Diagnóstico cultural

Apontou que todos somos convocados ao respeito às culturas e aos direitos dos povos: “Todos nós somos convidados a nos aproximarmos dos povos amazônicos de igual para igual, respeitando sua história, suas culturas, seu estilo de ‘bem viver” (PF 06.10.19). O colonialismo é a imposição de certos modos de vida de alguns povos sobre outros, seja economicamente, culturalmente ou religiosamente. Rejeitamos uma evangelização ao estilo colonial. Anunciar a Boa Nova de Jesus implica reconhecer as sementes do Verbo já presentes nas culturas. A evangelização que hoje propomos para a Amazônia é o anúncio inculturado que gera processos de interculturalidade, que promovem a vida da Igreja com identidade e rosto amazônicos (Documento final do sínodo, 55).

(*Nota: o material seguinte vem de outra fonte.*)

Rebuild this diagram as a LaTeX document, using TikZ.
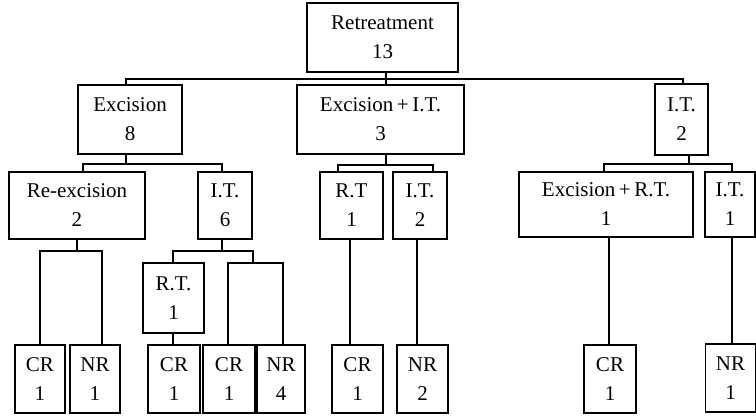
\documentclass[tikz,border=0pt]{standalone}
\usepackage{fontspec}
\setmainfont{Liberation Serif}
\begin{document}
\begin{tikzpicture}[x=1pt,y=-1pt,
  box/.style={draw, line width=1.5pt, inner sep=0pt, align=center,
    font=\fontsize{21}{29}\selectfont},
  conn/.style={line width=1.5pt, line cap=rect}]
\useasboundingbox (0,0) rectangle (756,416);
% level 0
\node[box, minimum width=151pt, minimum height=69pt] (ret) at (382.5,37.5) {Retreatment\\13};
% level 1
\node[box, minimum width=104pt, minimum height=69pt] (exc) at (130,119.5) {Excision\\8};
\node[box, minimum width=167pt, minimum height=69pt] (ei) at (380.5,119.5) {Excision\,+\,I.T.\\3};
\node[box, minimum width=53pt, minimum height=71pt] (it2) at (681.5,119.5) {I.T.\\2};
% level 2
\node[box, minimum width=136pt, minimum height=67pt] (reex) at (77,205.5) {Re-excision\\2};
\node[box, minimum width=54pt, minimum height=67pt] (it6) at (225,205.5) {I.T.\\6};
\node[box, minimum width=63pt, minimum height=67pt] (rt1) at (351.5,205.5) {R.T\\1};
\node[box, minimum width=54pt, minimum height=67pt] (it2b) at (420,205.5) {I.T.\\2};
\node[box, minimum width=174pt, minimum height=65pt] (exrt) at (606,204.5) {Excision\,+\,R.T.\\1};
\node[box, minimum width=50pt, minimum height=65pt] (it1) at (730,204.5) {I.T.\\1};
% level 3
\node[box, minimum width=61pt, minimum height=70pt] (rtA) at (173.5,298) {R.T.\\1};
% leaves
\node[box, minimum width=50pt, minimum height=68pt] (cr1) at (40,379) {CR\\1};
\node[box, minimum width=50pt, minimum height=68pt] (nr1) at (95,379) {NR\\1};
\node[box, minimum width=52pt, minimum height=68pt] (cr2) at (174,379) {CR\\1};
\node[box, minimum width=52pt, minimum height=68pt] (cr3) at (229,379) {CR\\1};
\node[box, minimum width=48pt, minimum height=68pt] (nr4) at (281,379) {NR\\4};
\node[box, minimum width=51pt, minimum height=68pt] (cr4) at (357.5,379) {CR\\1};
\node[box, minimum width=51pt, minimum height=68pt] (nr2) at (422.5,379) {NR\\2};
\node[box, minimum width=52pt, minimum height=68pt] (cr5) at (610,379) {CR\\1};
\node[box, minimum width=50pt, minimum height=68pt] (nr1b) at (730.5,378) {NR\\1};
% junction coordinates
\coordinate (t0) at (386,79); \coordinate (tL) at (126,79); \coordinate (tR) at (683,79);
\coordinate (e0) at (126,164); \coordinate (eL) at (83,164); \coordinate (eR) at (222,164);
\coordinate (f0) at (386,165); \coordinate (fL) at (338,165); \coordinate (fR) at (433,165);
\coordinate (g0) at (689,164); \coordinate (gL) at (604,164); \coordinate (gR) at (732,164);
\coordinate (h0) at (77,251); \coordinate (hL) at (40,251); \coordinate (hR) at (102,251);
\coordinate (k0) at (222,251); \coordinate (kL) at (173,251); \coordinate (kR) at (253,251);
\coordinate (m0) at (253,263); \coordinate (mL) at (228,263); \coordinate (mR) at (283,263);
\coordinate (p1) at (173,0); \coordinate (p2) at (350,0); \coordinate (p3) at (417,0);
\coordinate (p4) at (609,0); \coordinate (p5) at (732,0);
% connectors
\draw[conn] (ret.south -| t0) -- (ei.north -| t0);
\draw[conn] (exc.north -| tL) |- (tR) -- (it2.north -| tR);
\draw[conn] (exc.south -| e0) -- (e0);
\draw[conn] (reex.north -| eL) |- (eR) -- (it6.north -| eR);
\draw[conn] (ei.south -| f0) -- (f0);
\draw[conn] (rt1.north -| fL) |- (fR) -- (it2b.north -| fR);
\draw[conn] (it2.south -| g0) -- (g0);
\draw[conn] (exrt.north -| gL) |- (gR) -- (it1.north -| gR);
\draw[conn] (reex.south -| h0) -- (h0);
\draw[conn] (cr1.north -| hL) |- (hR) -- (nr1.north -| hR);
\draw[conn] (it6.south -| k0) -- (k0);
\draw[conn] (rtA.north -| kL) |- (kR) -- (m0);
\draw[conn] (cr3.north -| mL) |- (mR) -- (nr4.north -| mR);
\draw[conn] (rtA.south -| p1) -- (cr2.north -| p1);
\draw[conn] (rt1.south -| p2) -- (cr4.north -| p2);
\draw[conn] (it2b.south -| p3) -- (nr2.north -| p3);
\draw[conn] (exrt.south -| p4) -- (cr5.north -| p4);
\draw[conn] (it1.south -| p5) -- (nr1b.north -| p5);
\end{tikzpicture}
\end{document}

Participar de um sínodo é uma graça de Deus por três motivos. O primeiro é sentir na prática o que significa ser Igreja Povo de Deus na comunhão, na escuta e no discernimento conjunto. Caminhar juntos na Igreja não anula as diferentes visões sobre qualquer tema. Outro motivo é experimentar que o sínodo não é um parlamento onde alguns saem vencedores e outros perdedores. Todos saímos vencedores após um longo caminho de escuta, reflexão e consenso. Terceiro é a proximidade com o Papa Francisco que presidiu a Assembleia Sinodal numa atitude atenta de escuta. Agora é prosseguir, no desejo de todos ficarmos abertos aos novos caminhos que o processo sinodal nos indicou.